Ingredients:
- 4 large eggs
- 1 cup heavy cream
- 1 cup grated Gruyère cheese
- 1 tablespoon fresh chives, chopped
- 1 tablespoon fresh parsley, chopped
- Salt, to taste
- Black pepper, to taste
- Butter, for greasing ramekins
- ½ cup cooked spinach, chopped (optional)
- ¼ cup diced ham or bacon (optional)
- ¼ cup sun-dried tomatoes, chopped (optional)
Instructions:
- Preheat your oven to 375°F (190°C).
- Grease each ramekin with butter and place them in a baking dish.
- In a mixing bowl, whisk together cream, salt, pepper, chives, and parsley until well combined. Fold in the optional add-ins if desired.
- Pour the mixture evenly into each ramekin. Carefully crack an egg on top of each mixture.

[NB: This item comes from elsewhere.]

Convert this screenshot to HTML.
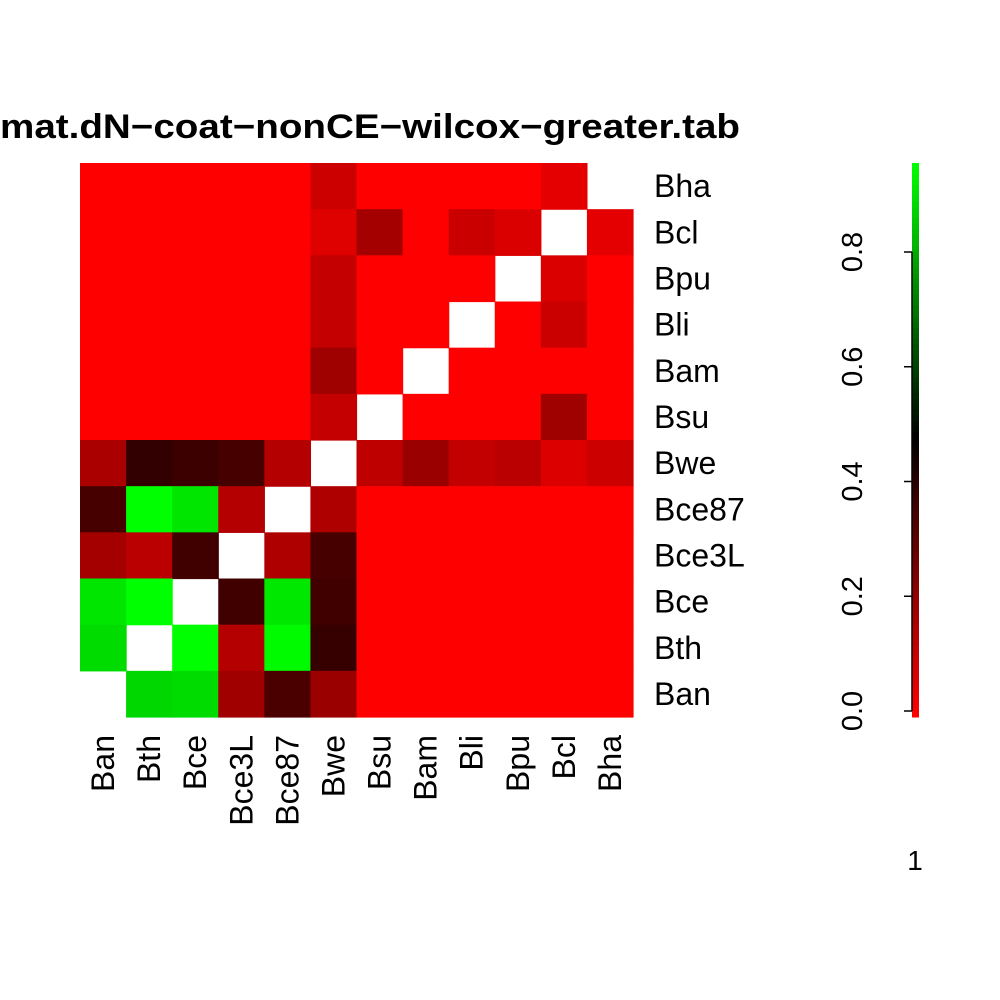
<!DOCTYPE html>
<html><head><meta charset="utf-8"><style>
html,body{margin:0;padding:0;background:#fff}
svg{display:block;font-family:"Liberation Sans",sans-serif}
</style></head><body>
<svg id="chart" width="1000" height="1000" viewBox="0 0 1000 1000">
<text x="370" y="138" text-anchor="middle" font-size="34" font-weight="bold" textLength="740" lengthAdjust="spacingAndGlyphs">mat.dN−coat−nonCE−wilcox−greater.tab</text>
<g id="cells"></g><g id="rowlabels"></g><g id="collabels"></g><g id="cbar"></g>
<text x="915" y="870" text-anchor="middle" font-size="28">1</text>
</svg>
<script>
const cols = ["Ban","Bth","Bce","Bce3L","Bce87","Bwe","Bsu","Bam","Bli","Bpu","Bcl","Bha"];
const rows = ["Bha","Bcl","Bpu","Bli","Bam","Bsu","Bwe","Bce87","Bce3L","Bce","Bth","Ban"];
const N = null;
const rBha  = [0,0,0,0,0,0.094,0,0,0,0,0.05,N];
const rBcl  = [0,0,0,0,0,0.06,0.17,0,0.1,0.07,N,0.05];
const rBpu  = [0,0,0,0,0,0.11,0,0,0,N,0.07,0];
const rBli  = [0,0,0,0,0,0.11,0,0,N,0,0.1,0];
const rBam  = [0,0,0,0,0,0.18,0,N,0,0,0,0];
const rBsu  = [0,0,0,0,0,0.11,N,0,0,0,0.18,0];
const rBwe  = [0.16,0.384,0.366,0.347,0.14,N,0.122,0.187,0.112,0.13,0.066,0.094];
const rBce87= [0.347,0.955,0.908,0.14,N,0.15,0,0,0,0,0,0];
const rBce3L= [0.169,0.13,0.356,N,0.15,0.347,0,0,0,0,0,0];
const rBce  = [0.908,0.955,N,0.356,0.91,0.356,0,0,0,0,0,0];
const rBth  = [0.89,N,0.955,0.14,0.945,0.375,0,0,0,0,0,0];
const rBan  = [N,0.88,0.89,0.178,0.337,0.187,0,0,0,0,0,0];
const values = [rBha,rBcl,rBpu,rBli,rBam,rBsu,rBwe,rBce87,rBce3L,rBce,rBth,rBan];
const cbTicks = [0,0.2,0.4,0.6,0.8];
const cbTickLabels = ["0.0","0.2","0.4","0.6","0.8"];
const vMin = 0, vMax = 0.955;

const NS="http://www.w3.org/2000/svg";
const x0=80,x1=633,y0=163,y1=717;
const cw=(x1-x0)/cols.length, ch=(y1-y0)/rows.length;
const xPos=i=>x0+i*cw, yPos=j=>y0+j*ch;
const mid=(vMin+vMax)/2;
function color(v){
  if(v<=mid){const r=Math.round(255*(1-(v-vMin)/(mid-vMin)));return `rgb(${r},0,0)`;}
  const g=Math.round(255*Math.min(1,(v-mid)/(vMax-mid)));return `rgb(0,${g},0)`;
}
function mk(tag,attrs,parent,text){const e=document.createElementNS(NS,tag);for(const k in attrs)e.setAttribute(k,attrs[k]);if(text!==undefined)e.textContent=text;parent.appendChild(e);return e;}
const gc=document.getElementById('cells');
rows.forEach((rn,j)=>cols.forEach((cn,i)=>{
  const v=values[j][i]; if(v===null)return;
  const r=mk('rect',{x:xPos(i),y:yPos(j),width:cw+0.6,height:ch+0.6,fill:color(v)},gc);
  
  
}));
const gr=document.getElementById('rowlabels');
rows.forEach((rn,j)=>{
  const t=mk('text',{x:654,y:yPos(j)+ch/2+11,'font-size':32},gr,rn);
  
  
});
const gl=document.getElementById('collabels');
cols.forEach((cn,i)=>{
  const cx=xPos(i)+cw/2+11;
  const t=mk('text',{x:cx,y:735,'font-size':32,'text-anchor':'end',transform:`rotate(-90 ${cx} 735)`},gl,cn);
  
  
});
const gb=document.getElementById('cbar');
const cbTop=163,cbBot=717,yv0=711,yv08=252;
const cbY=v=>yv0+(yv08-yv0)*(v/0.8);
const steps=100;
for(let k=0;k<steps;k++){
  const va=vMin+(vMax-vMin)*k/steps, vb=vMin+(vMax-vMin)*(k+1)/steps;
  const ya=k===0?cbBot:cbY(va), yb=k===steps-1?cbTop:cbY(vb);
  const r=mk('rect',{x:912,y:yb,width:7,height:ya-yb+0.5,fill:color((va+vb)/2)},gb);
  
  
}
cbTicks.forEach((v,k)=>{
  const y=cbY(v);
  const l=mk('line',{x1:904,x2:912,y1:y,y2:y,stroke:'#000','stroke-width':1.5},gb);
  
  
  const t=mk('text',{x:862,y:y,'font-size':29,'text-anchor':'middle',transform:`rotate(-90 862 ${y})`},gb,cbTickLabels[k]);
  
  
});
const ax=mk('line',{x1:912,x2:912,y1:cbY(0),y2:cbY(0.8),stroke:'#000','stroke-width':1.5},gb);


</script>
</body></html>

- Sprinkle Gruyère cheese generously over the eggs.
- Pour hot water into the baking dish until it reaches halfway up the sides of the ramekins.
- Place the baking dish in the oven and bake for about 20 minutes, or until the egg whites are set, and the yolks are still slightly runny.
- Carefully remove the ramekins from the water bath, let cool for a minute, and serve warm.